We continue to look our fixed business and as was seen in the quarter, we’ve done a really good job at focusing on the cash generation of that business and we are continuing to look at how to be drive those cost and to put business as well. And I think the new legislation on handsets actually is a fantastic opportunity for us.
Once our network is getting closer to being totally ruled out, because there is much rather invest in very transparent subscription pricing than into handset subsidies, so that’s not something we can do yet as we're still really pushing VoLTE handsets in the market.
Erik Strandin Pers
Operator, we're about run out the time, so can we have just one more question please.
Operator
Okay. Our last question comes from Robert Slorach from Handelsbanken.
Robert Slorach
Thank you very much. Just couple of, are there in Sweden looks bit remarkable, I thought it would step up lot more revenues in EBITDA quarter-to-quarter, it will be one more month of the TDC business?
And then also if you could give us any sense for the usage on the 20 gig buckets that will be interesting to know? Well, thank you very much?
Allison Kirkby
Okay. Usage in all our buckets is usually about 50% to 60%, that’s the average that we always see.

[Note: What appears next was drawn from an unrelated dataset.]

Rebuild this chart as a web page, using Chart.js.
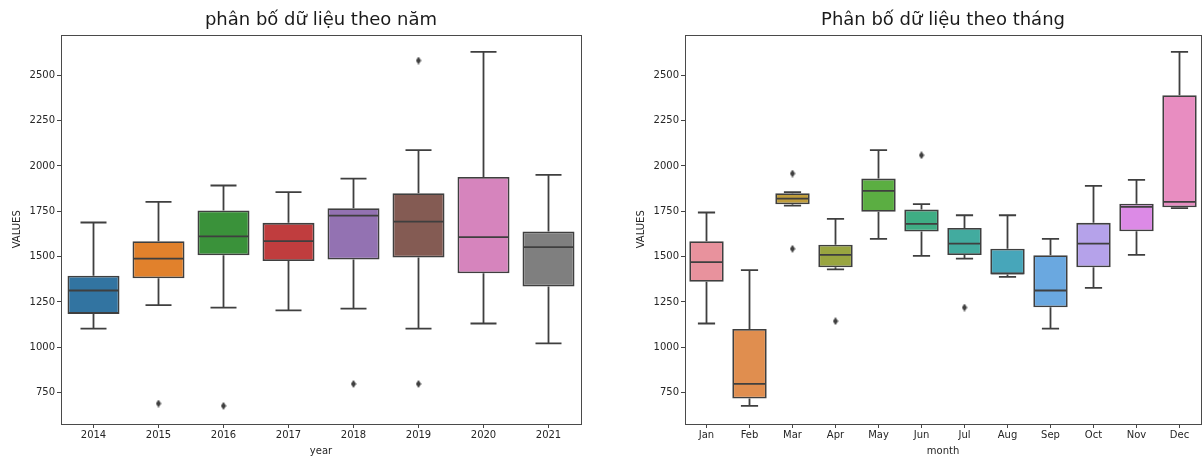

What was your question on Sweden, I didn’t quite get that Robert, I am sorry.
Robert Slorach
On other operations in Sweden that only stepped up about 40 million quarter-on-quarter, it looks pretty low compared to what one could have expected since I guess the TDC business would be in then and it will be in other months of it?
Allison Kirkby
Yes, I think that’s probably a business area called project the TDC has where you know that could be quiet - you know that varies quite a bit quarter-by-quarter because it depends on whether they're doing big integration projects or not. So that that's one that has quite a high amount of variability and if I recall was big area was a big contributor to TDC in Q1 last year.
Robert Slorach
All right, thank you very much.
Allison Kirkby
Thank you everyone.
Erik Strandin Pers
Thank you. That concludes the call.
Thanks everyone for listening in. And you're always welcome to contact IR if you have any further questions.
We will talk again on the 19th of July when we really start second quarter results. So thank you and goodbye.
Operator
Yeah. That will conclude today’s conference call.
Thank you again for your participation, ladies and gentleman, you may know disconnect.